Amo regularly visited Madam Ma in her room. On the days he replaced the flowers in the lobby, Amo stayed for lunch — it was part of his contract — and Madam Ma joined him. Usually they drank on her lanai afterward, and Room Service had a record of those orders. Housekeeping did the rest — disposed of the bottles, picked up the glasses — and part of performing their job was to wander the corridors, tidying, vacuuming, trying doors and entering unoccupied rooms. On the days of Amo's visits, Madam Ma's door stayed locked, with the Do Not Disturb sign hung on the
knob. Later, the Please Service This Room sign went up and the sheets were changed.
"If you make the bed, you know everything," Marlene said.
Madam Ma was one of the strongest women I had ever known. She looked birdlike but she was a bully. There was a reason for Marlene to confide in me. One day she had broken a glass in Madam Ma's bathroom. To punish her, Madam Ma insisted that Marlene pick up the bits of glass with her bare hands, and she stood over her, scolding. She hectored Rose, she nagged me, she bossed the staff. How was it possible that she had been overpowered by Amo?
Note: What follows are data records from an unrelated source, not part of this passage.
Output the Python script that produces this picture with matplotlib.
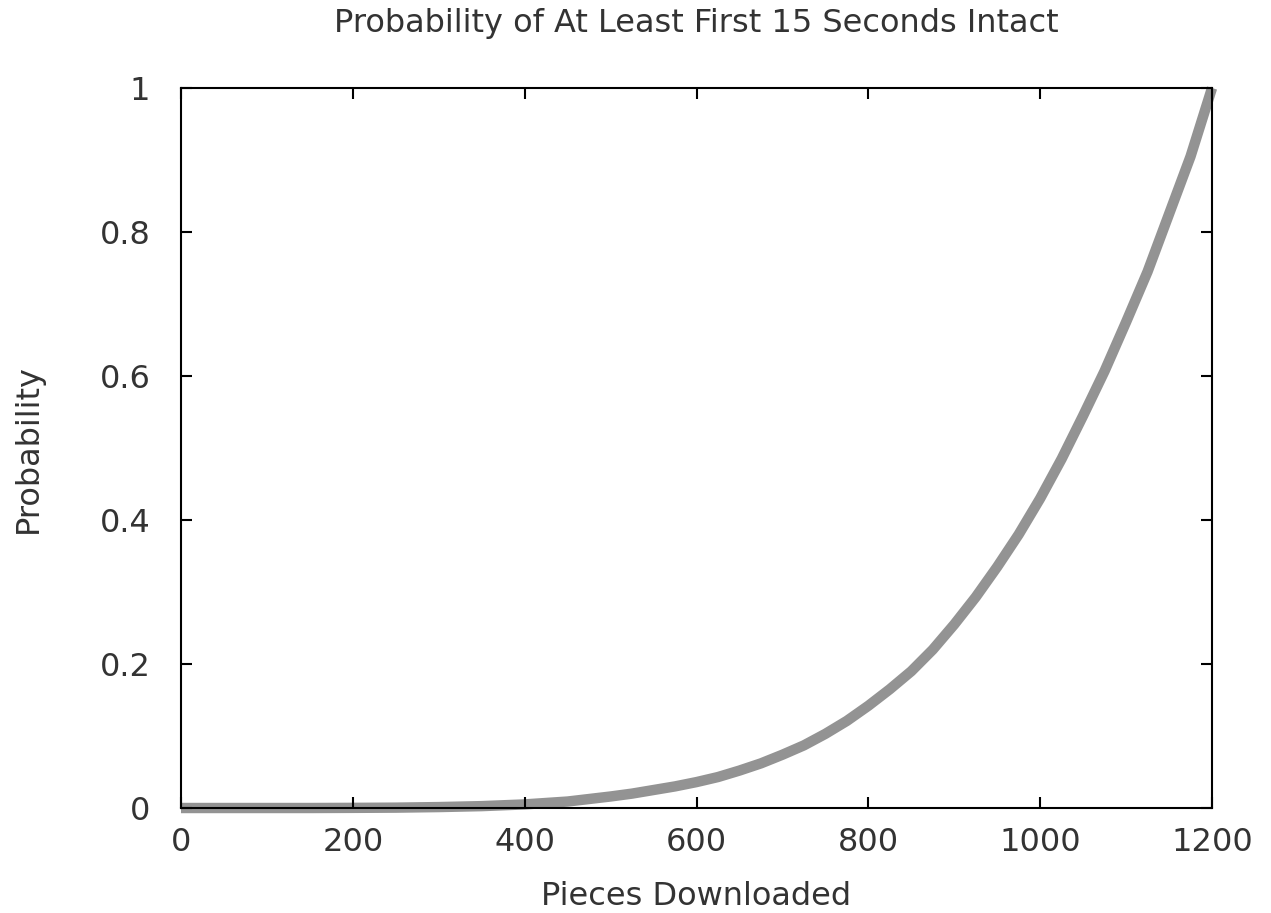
import numpy as np
import matplotlib.pyplot as plt

# pieces downloaded vs probability
pieces = [0, 50, 100, 150, 200, 250, 300, 350, 400, 450, 500, 525, 550, 575,
          600, 625, 650, 675, 700, 725, 750, 775, 800, 825, 850, 875, 900,
          925, 950, 975, 1000, 1025, 1050, 1075, 1100, 1125, 1150, 1175, 1200]
prob = [0.0, 0.0, 0.0, 0.0, 0.0002, 0.0005, 0.0013, 0.0026, 0.005, 0.009,
        0.016, 0.020, 0.025, 0.030, 0.036, 0.043, 0.052, 0.062, 0.074, 0.087,
        0.103, 0.121, 0.142, 0.165, 0.19, 0.22, 0.255, 0.293, 0.335, 0.38,
        0.43, 0.485, 0.545, 0.607, 0.675, 0.745, 0.825, 0.905, 1.0]

xticks = [0, 200, 400, 600, 800, 1000, 1200]
yticks = [0, 0.2, 0.4, 0.6, 0.8, 1]
ytick_labels = ['0', '0.2', '0.4', '0.6', '0.8', '1']

fig = plt.figure(figsize=(12.71, 9.13), dpi=100)
ax = fig.add_axes([0.1424, 0.115, 0.8112, 0.7886])

ax.plot(pieces, prob, '-', color='#939393', lw=7.5, solid_capstyle='butt',
        solid_joinstyle='round', clip_on=False, zorder=1)

ax.set_xlim(0, 1200)
ax.set_ylim(0, 1)
ax.set_xticks(xticks)
ax.set_yticks(yticks)
ax.set_yticklabels(ytick_labels)
ax.tick_params(axis='both', direction='in', length=8, width=1.5,
               top=True, right=True, labelsize=23, colors='black')
ax.tick_params(axis='x', pad=14, labelcolor='#333333')
ax.tick_params(axis='y', pad=22, labelcolor='#333333')
for s in ax.spines.values():
    s.set_linewidth(1.5)

ax.set_title('Probability of At Least First 15 Seconds Intact', fontsize=23,
             color='#333333', pad=40)
ax.set_xlabel('Pieces Downloaded', fontsize=23, color='#333333', labelpad=16)
ax.set_ylabel('Probability', fontsize=23, color='#333333', labelpad=40)

plt.savefig('out.png')
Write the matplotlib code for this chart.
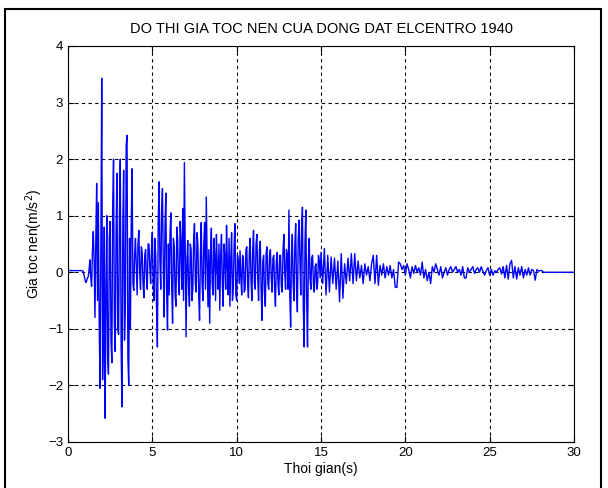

Simply, she had not been. Amo was her lover. She had been in control the entire time. The staff knew every detail: how she was dressed on the afternoons when they were together, the pink negligee, the high- heeled slippers. "She looked beautiful those days." And they had games, fantasies that she scripted, that they acted out, that were audible in the adjoining rooms. After the drinking, she slipped into the bedroom to get ready, and Amo entered the bedroom from the lanai as Madam Ma admired herself in the mirror. She saw the man's menacing reflection.
Hairy Amo slipped the negligee from her shoulders, pushed her to her knees, and took her from behind. Her greatest pleasure came later, when Amo was so frenzied he ignored her pleas. He took her roughly on the floor of the room, and that was rapture. And though their endearments could be heard afterward, on the day in question they were interrupted by Chip, who drew his own conclusions and saw the lovemaking as rape.